(First published on Red Bank oRBit September 22, 2008)
There was that time that Stephen Colbert took a break from his breakout TV show — to perform a dramatic turn as a Nazi bureaucrat of obscure motives and opaque sympathies.
Another memorable evening occurred when veteran actress and broadcast personality Betsy Palmer — a woman who will always be pegged as Jason’s murderous momma in the first Friday the 13th movie — took a co-starring role in Dix Tableaux, a play that was as warmly funny as it was impossible to produce, seeing as to how they would have had to suspend an entire convertible from the ceiling to fulfill the playwright’s vision.
Things like props, scenery, costumes and even rehearsal schedules don’t matter too much when it comes to New Jersey Repertory Company‘s long-running series of script-in-hand readings at its downtown Long Branch playhouse. All that’s needed are some copies of the script and maybe a narrator to read the stage directions and let the audience know that the characters are supposed to be sitting in a convertible suspended from the ceiling.
It’s an offering that’s brought an ingeniously economical perspective to the whole process of putting on a show — and it’s a series that continues tonight on lower Broadway with a little something called The People’s Pimple.
NJ Rep’s readings are a good deal for a whole lot of reasons.
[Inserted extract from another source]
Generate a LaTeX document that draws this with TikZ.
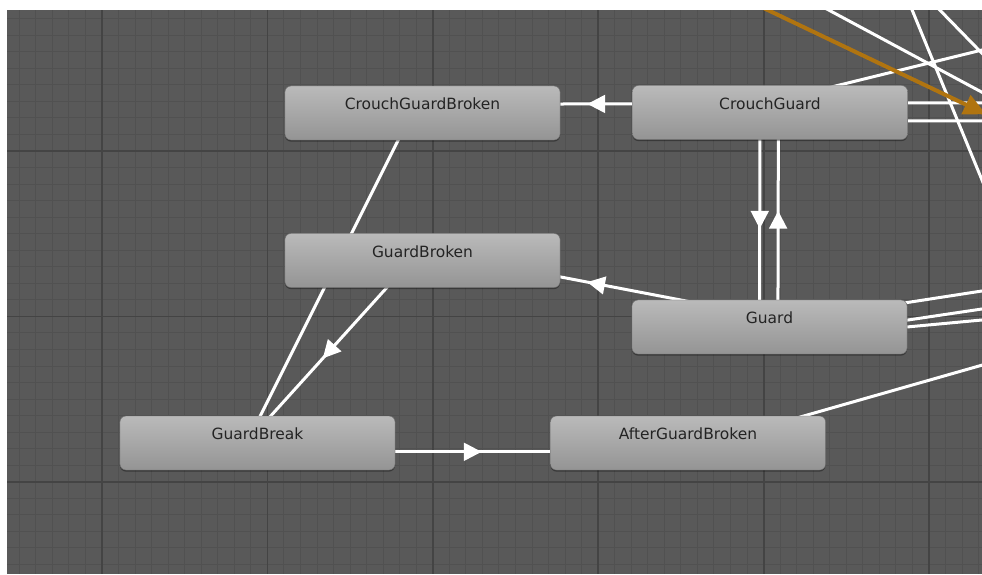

First off, they’re way cheaper than a fully-staged show — available for a suggested donation (generally $10), although reservations are required. Second, they start at 7pm and don’t keep you out late on a school night (post-show Q&A sessions are often intriguing but never mandatory). And third, you just never know what you’re going to see — it’s unpredictable enough for greatness to be in the cards, far more often than you may think.
A lot of fine actors have passed through these one-shot productions, including many from what’s become the stock company of players at the Long Branch stage. Such grand dames as Salome Jens, Katharine Houghton and the late Kim Hunter have used these nights as a springboard for a challenging new project. They’ve also drawn the participation of well-known performers who are itching to break out of their pigeonhole roles, be they John(Gomez Addams) Astin, Linda (Sarah Connor) Hamilton or Brian (Dante Hicks) O’Halloran, who’s displayed a range here that was just hinted at in his famous projects with Kevin Smith.
Most of all, it’s the fact that this feature has functioned as something like a “farm club” for new plays that makes it so much of a must. Out of nearly 250 readings that have been performed here over the past ten years, almost 40 of them have gone on to become fully finished mainstage shows at NJ Rep — from the company’s maiden show Ends, to the forthcoming production Apple, the seeds for which were first planted here with a reading back in 2003.
That sort of a gestation process isn’t all that unusual, as it turns out. As NJ Rep Artistic Director SuzAnne Barabas has explained, “The main purpose of the staged readings is to let the author see where there may be vulnerabilities in a play, and what the audience responds to or does not respond to.
“It also gives us the chance to feel out the playwright and see how easy or difficult he or she is to work with, and how eager they are to further refine their play.”
With the Actors Equity stage union allowing up to 15 hours for rehearsals for these things, there are generally only two rehearsals of the material — one in New York, and one at NJRep the day of the performance.
That keeps things interesting and, shall we say, spontaneous in places — with the audience very much a part of the development process, to the extent that Barabas admits to having presented “plays that the audience did not especially like… the playwrights would do well to listen to their comments and to heed their suggestions.”